I came here in Davos for the first time in 2000 with the protesters outside. When they asked me to come in, I had to ask myself whether that was the right thing to do. Then I thought about the Filipino saying: When you make rice cake you need heat at the top and at the bottom. I need to come here because I need to create the heat inside the room.

I feel personally more useful to be here in Davos than going to Brazil (where the World Social Forum was held). To be able to challenge dominant ideologies in this room and meet with political and business leaders is really a good use of my time. In 2001 when I came in, they didn't give me a panel. In every meeting I went to, I spoke from the floor. I would sit strategically, in a place where I thought people who would ask questions would see me. I would wear bright colored clothes so that I would be noticed and I would get up from the floor and raise issues and challenge things.

Are you coming back next year?

If they will allow me to come.

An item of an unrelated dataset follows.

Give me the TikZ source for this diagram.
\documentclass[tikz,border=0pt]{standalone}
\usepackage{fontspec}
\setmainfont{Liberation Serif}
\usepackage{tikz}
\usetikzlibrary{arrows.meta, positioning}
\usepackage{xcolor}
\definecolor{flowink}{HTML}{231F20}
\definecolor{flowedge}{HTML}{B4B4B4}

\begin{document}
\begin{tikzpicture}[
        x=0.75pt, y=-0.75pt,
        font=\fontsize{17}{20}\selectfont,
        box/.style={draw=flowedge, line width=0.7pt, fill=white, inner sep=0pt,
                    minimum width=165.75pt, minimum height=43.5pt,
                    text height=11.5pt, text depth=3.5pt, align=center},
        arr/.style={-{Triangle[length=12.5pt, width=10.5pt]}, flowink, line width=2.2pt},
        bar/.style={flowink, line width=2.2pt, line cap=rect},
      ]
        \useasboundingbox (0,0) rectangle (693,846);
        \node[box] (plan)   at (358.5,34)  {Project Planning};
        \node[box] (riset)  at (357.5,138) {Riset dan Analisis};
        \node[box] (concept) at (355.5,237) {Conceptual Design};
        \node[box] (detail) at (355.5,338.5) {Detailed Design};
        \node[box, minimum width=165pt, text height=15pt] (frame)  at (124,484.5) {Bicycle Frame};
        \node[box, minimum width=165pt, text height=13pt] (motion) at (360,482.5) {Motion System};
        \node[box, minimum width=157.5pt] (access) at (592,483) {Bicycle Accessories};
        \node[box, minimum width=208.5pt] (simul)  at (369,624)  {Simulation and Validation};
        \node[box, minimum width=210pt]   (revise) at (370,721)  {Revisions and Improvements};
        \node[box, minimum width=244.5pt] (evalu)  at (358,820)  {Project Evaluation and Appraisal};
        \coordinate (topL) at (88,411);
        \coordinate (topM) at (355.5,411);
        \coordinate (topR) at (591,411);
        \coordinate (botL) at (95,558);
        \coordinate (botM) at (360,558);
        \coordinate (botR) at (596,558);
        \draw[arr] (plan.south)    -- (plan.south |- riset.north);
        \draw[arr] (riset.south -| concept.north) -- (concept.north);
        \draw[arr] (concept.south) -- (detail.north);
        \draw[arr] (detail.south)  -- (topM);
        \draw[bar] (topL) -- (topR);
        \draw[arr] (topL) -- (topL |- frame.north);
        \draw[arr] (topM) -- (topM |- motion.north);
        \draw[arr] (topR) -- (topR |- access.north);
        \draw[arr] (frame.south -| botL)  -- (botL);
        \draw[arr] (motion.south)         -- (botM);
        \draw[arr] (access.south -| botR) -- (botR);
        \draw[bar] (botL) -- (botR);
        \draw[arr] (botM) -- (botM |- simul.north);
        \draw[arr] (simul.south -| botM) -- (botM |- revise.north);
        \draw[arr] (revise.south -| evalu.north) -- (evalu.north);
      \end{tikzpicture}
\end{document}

I am critical about a lot of aspects about this place. I don't know how much negative publicity they want, but let's see, hopefully they will invite me back, hopefully they will give me more panels so that I can continue what I am doing here.

When you came here in 2000, what group of activists were you in?

It was a collection of activists from various NGOs and individuals. The Swiss Police were very brutal, you see how cold it was here, it was a peaceful protest, and they let out the water canon, it was freezing, it was bad -- it was really bad.

Was there an anti-Davos meeting outside the conference room this year?

Yes, the anti-Davos meeting outside the conference gave awards to Nestle and Shell this year. A lot of companies, nowadays, paint themselves as great socially responsible companies. But when you look below the surface of the publicity reports and press releases you really don't see things that are that substantial. I guess why they hold these awards ceremonies are to remind us of the ultimate impossibility of the free market to regulate big national corporations and of the need for some regulations that ensure that basic labor, environmental standards and human rights are met.